Anyway, let's have a quick catch up shall we. Now, where do I start.....

Let's start with the fun stuff, the warm and cuddly kind. The puppy, aka Freyja, aka Monster, aka Snooty Toots, aka NO!!! Puppies are always hard work, even at the best of times, but I have to say she has really pushed some boundaries to say the least. House training... getting there, but still struggling a bit some days. Protest pees and poos when she is told off or not given the attention she wants. Occasional crying when we go out. This seems to be increasing at the moment, but is very much a random thing. Some days, 4 hours no problems. Other days, within minutes of walking out the door. Sometimes its a little moan. Other times it can last half an hour or so. And her latest trick, stealing and eating things. Silicone spatula, fish slice, oven mitt.... Just to name a few. On the plus side, it means the surfaces in the kitchen now are much clearer and cleaner. 

So yeah, that is a bit of a challenge right now, and has tested my patience of late. I won't say I am ashamed of being mad at her for it, just a little disappointed. However, with everything going on right now, she is kinda the straw that is threatening to break this camels back. Obviously with me being home for work all day (at the moment), I have a lot more time and experiences with the little shite than Ann does, so I guess it would be unfair to say I am dealing with the lions share, as it is just circumstances and not choices. All the same, some days it is exhausting me, mentally. Then when anything happens when we are both home, I get all precious and feel overwhelmed by it all. 

So I guess I better get to the juicy bits really. Starting with the big bit, redundancy.
I had my second consultation meeting yesterday, and was given a little more information on the situation. A settlement figure for the actual redundancy, a guide of how the timeline would go, and the opportunity to ask questions about the whole process. 

I think the important thing to clarify here is, although we were put on notice of possible redundancy in the second week of Jan. With the knowledge of course that it was actually certain redundancy, but there is a process and all, I know, I know. Either way, notice of the process beginning was given at that time. SO week two of 2024 we were given the notice. We are now on week 11, nine weeks later, and the second meeting has happened. Important to note that there was a first official meeting at the start of Feb.

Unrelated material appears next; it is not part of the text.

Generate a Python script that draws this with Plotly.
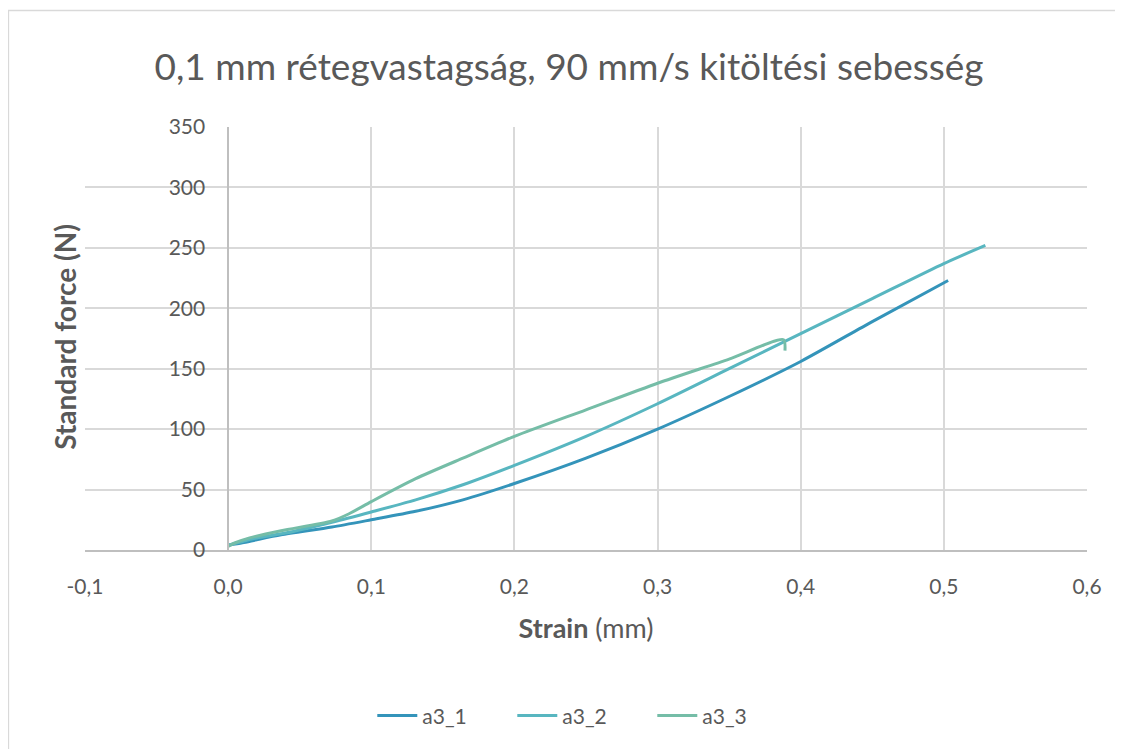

Yesterdays meeting as I say had a bit more meat on the bones, however technically we have still NOT been officially made redundant, or started our notice periods. The carrot continues to dangle, the uncertainly continues also. What do you tell potential employers about your availability to start a new job. Just take a guess, ballpark it and hope it doesn't affect your redundancy pay-out? Some have decided on some interesting ways of dealing with this whole experience, as expected!

As it stands I now know what I will receive when the time comes. How long the notice period is (12 weeks) and that there MAY be a portion of that paid in lieu of notice. However at the moment I am setting my sights on having to work the full 12 weeks, so any days or weeks I don't have to is just a bonus. The timeline is a little confused by the way the roles at various locations are tapering off, with the last of them being about eight weeks away. The suggestion is (as expected) that there will be a handover period, and a passing of any relevant information or training required.  I guess we wait and see about that.

Now we get to the important part.....me! Me, me, meeee!
Obviously for the past couple of months I have been dipping my toe in the frigid waters of the job pool, seeing what is out there, considering what I can do, and trying to find roles that interest me. The most important thing is I want a sense of playing a part, being involved, and making a difference if possible. Of course I cannot be sure to what extent I can achieve those things, however I want to do something that allows a certain level of job satisfaction, much as my current role does. Being able to help a customer, impact on someones day, or even shape their future. Time will tell I guess.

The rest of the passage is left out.